To date, the camp hosts about six thousand people, from countries such as Afghanistan, Pakistan, Iraq, Sudan, Eritrea and Syria. The Jungle’s residents are largely living in abject poverty and regularly have difficulty accessing their most basic needs such as food, shelter and clean water. However, with the UK keeping up its strict immigration policies and Calais town unwilling to accommodate or aid the people in the camp, conditions remain difficult for the camp’s residents. The town of Calais has for long been uninterested in aiding the camp and police have frequently forcefully evicted people from it with short or no notice given to them beforehand.
There are however plenty of individuals and organizations from France, UK and other European countries who are doing their best to preserve the dignity of the camp’s residents and seek to help them provide for their basic needs. It therefore didn’t take me more than a few minutes of research on the Internet before I got into contact with a coordinator for a volunteer organization in Calais. Not much later, I had applied to stay in Calais for a few days and help out with whatever was needed.
I spent most of my time as a volunteer in a warehouse, which was run by volunteers. My time there consisted mainly of packing and sorting. On my first day I was tasked with making men’s hygiene packs, while the next saw me making arrival packs. These packs consisted of a tent, a sleeping bag, a sleeping mattress, a blanket, a torch, socks and some food. During my two last days a group of volunteers and I sorted through the mountain of donations (which were mainly clothes donations) that had piled up in the warehouse. All of the clothes were sorted according to factors such as gender, size, and water-resistance. A huge amount of the donations, however, had to be rejected and sent on to other charities, because they were completely useless to people in the camp. Such items include oversized jeans, skimpy party dresses and high heels. What was really needed were smaller sized warm jumpers, waterproof coats, joggers and proper footwear such as rubber boots and other sturdy, waterproof shoes. After the sorting, volunteers distributed the sorted items among residents of the camp.
On my last work-day, I caught a ride with two other volunteers and spent a good hour or so with them at the border of the camp, handing out mattresses to people.
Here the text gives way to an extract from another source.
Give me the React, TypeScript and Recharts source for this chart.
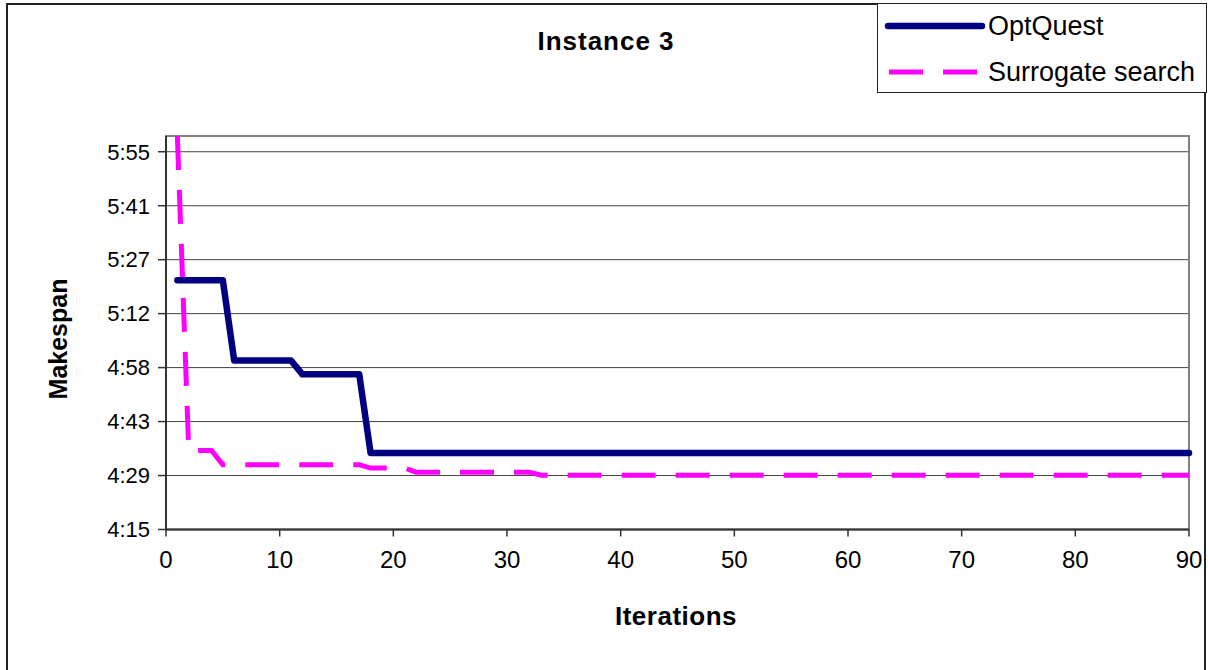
import { CartesianGrid, Line, LineChart, ReferenceArea, XAxis, YAxis } from 'recharts'

// iteration numbers where each series changes, and its makespan (minutes)
const optIter = [1, 5, 6, 11, 12, 17, 18, 90]
const optMin = [321.5, 321.5, 300.1, 300.1, 296.4, 296.4, 275.4, 275.4]

const surIter = [1, 2, 4, 5, 17, 18, 21, 22, 32, 33, 90]
const surMin = [360, 276.1, 276.1, 272.3, 272.3, 271.4, 271.4, 270.3, 270.3, 269.5, 269.5]

const xTicks = [0, 10, 20, 30, 40, 50, 60, 70, 80, 90]
const yTicks = [255, 269.4, 283.8, 298.2, 312.6, 327, 341.4, 355.8]
const yTickLabels = ['4:15', '4:29', '4:43', '4:58', '5:12', '5:27', '5:41', '5:55']

const optData = optIter.map((x, i) => ({ x, v: optMin[i] }))
const surData = surIter.map((x, i) => ({ x, v: surMin[i] }))

const font = '"Liberation Sans", Arial, sans-serif'
const NAVY = '#000080'
const MAGENTA = '#ff00ff'

export default function App() {
  return (
    <div
      style={{
        position: 'absolute',
        left: 0,
        top: 0,
        width: 1208,
        height: 670,
        background: '#fff',
        overflow: 'hidden',
        fontFamily: font,
      }}
    >
      <div
        style={{
          position: 'absolute',
          left: 6,
          top: 3,
          width: 1196,
          height: 700,
          border: '2px solid #222',
        }}
      />
      <div
        style={{
          position: 'absolute',
          left: 0,
          width: 1212,
          top: 24,
          textAlign: 'center',
          fontWeight: 'bold',
          fontSize: 26,
          letterSpacing: 1,
          lineHeight: '34px',
        }}
      >
        Instance 3
      </div>

      <LineChart
        width={1208}
        height={670}
        margin={{ top: 136, right: 19, left: 0, bottom: 100.5 }}
        style={{ position: 'absolute', left: 0, top: 0 }}
      >
        <ReferenceArea x1={0} x2={90} y1={255} y2={360} fill="none" stroke="#808080" strokeWidth={2} />
        <CartesianGrid vertical={false} stroke="#444" strokeWidth={1} />
        <XAxis
          dataKey="x"
          type="number"
          domain={[0, 90]}
          ticks={xTicks}
          allowDuplicatedCategory={false}
          height={40}
          tickSize={7}
          tickMargin={14}
          axisLine={{ stroke: '#333', strokeWidth: 2 }}
          tickLine={{ stroke: '#333', strokeWidth: 1.5 }}
          tick={{ fontSize: 24, fill: '#000', fontFamily: font }}
        />
        <YAxis
          type="number"
          domain={[255, 360]}
          ticks={yTicks}
          width={166}
          tickSize={8}
          tickMargin={8}
          axisLine={{ stroke: '#333', strokeWidth: 2 }}
          tickLine={{ stroke: '#333', strokeWidth: 1.5 }}
          tick={{ fontSize: 22, fill: '#000', fontFamily: font }}
          tickFormatter={(v: number) => yTickLabels[yTicks.indexOf(v)] ?? ''}
        />
        <Line
          data={surData}
          dataKey="v"
          type="linear"
          stroke={MAGENTA}
          strokeWidth={5}
          strokeDasharray="34 20"
          dot={false}
          activeDot={false}
          isAnimationActive={false}
        />
        <Line
          data={optData}
          dataKey="v"
          type="linear"
          stroke={NAVY}
          strokeWidth={6.5}
          strokeLinejoin="round"
          strokeLinecap="round"
          dot={false}
          activeDot={false}
          isAnimationActive={false}
        />
      </LineChart>

      <div
        style={{
          position: 'absolute',
          left: 58,
          top: 339,
          transform: 'translate(-50%, -50%) rotate(-90deg)',
          fontWeight: 'bold',
          fontSize: 25,
          whiteSpace: 'nowrap',
        }}
      >
        Makespan
      </div>
      <div
        style={{
          position: 'absolute',
          left: 676,
          top: 616,
          transform: 'translate(-50%, -50%)',
          fontWeight: 'bold',
          fontSize: 26,
          letterSpacing: 0.5,
          whiteSpace: 'nowrap',
        }}
      >
        Iterations
      </div>

      <div
        style={{
          position: 'absolute',
          left: 877,
          top: 3,
          width: 328,
          height: 88,
          border: '1.5px solid #222',
          background: '#fff',
          fontSize: 27,
        }}
      >
        <svg width={110} height={90} style={{ position: 'absolute', left: 0, top: 0 }}>
          <line x1={10} y1={22} x2={104} y2={22} stroke={NAVY} strokeWidth={6.5} strokeLinecap="round" />
          <line x1={11} y1={68} x2={100} y2={68} stroke={MAGENTA} strokeWidth={5} strokeDasharray="34 20" />
        </svg>
        <div style={{ position: 'absolute', left: 110, top: 5, lineHeight: '34px' }}>OptQuest</div>
        <div style={{ position: 'absolute', left: 110, top: 51, lineHeight: '34px' }}>Surrogate search</div>
      </div>
    </div>
  )
}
Living conditions varied widely within the Jungle. We spent our time along the outskirts of the Sudanese part of the camp where some living structures were very impressive. We visited one structure made out of sturdy wooden poles strapped together, with an enormous tarp pulled over it. The inside had proper beds, which were raised close to a meter above the ground and a solid hand made, large stove was fitted in the center of the room. In another section, not far from the impressive structure that housed seven people, two Sudanese guys were living in a miniscule tent, which had definitely seen better days. It lacked plugs and strings and was therefore not properly attached to the ground, which would lead to an inevitable flooding of the tent at the next rainfall.
Many the camp’s residents have their eyes on the UK and do not wish to remain in or be granted asylum by France. Family is a very important reason why many wish to get to the UK, as they already have family members in Britain. With the strict immigration policies and border control that the UK has implemented however, reaching Britain by legal means is close to impossible for most of the camp’s residents. UK immigration laws state one must be in the UK in order to seek asylum there, which is paradoxical when thinking of how strict border control is at the moment. The only solution for most of the camp’s residents is therefore to attempt to get to the UK by illegal means.
With this in mind, particularly after having been so close to the camp and having briefly visited it, jumping on a bus at the ferry port in Calais and standing in line with the other bus passengers in the border control before boarding the ferry for Dover, was a peculiar experience. It was a strange sensation sitting on the Eurolines bus as it smoothly drove onto the ferry deck, leaving France behind. It is a passage so commonplace for most of us that we hardly think about it. Every single night, people in the Jungle try to get to the very destination that I so smoothly headed for that evening. But they cannot just board a bus, as I did. Instead they take their chances climbing barbed wire fences and trying to jump onto the roofs of passing trains, fully aware of the possibility of death involved.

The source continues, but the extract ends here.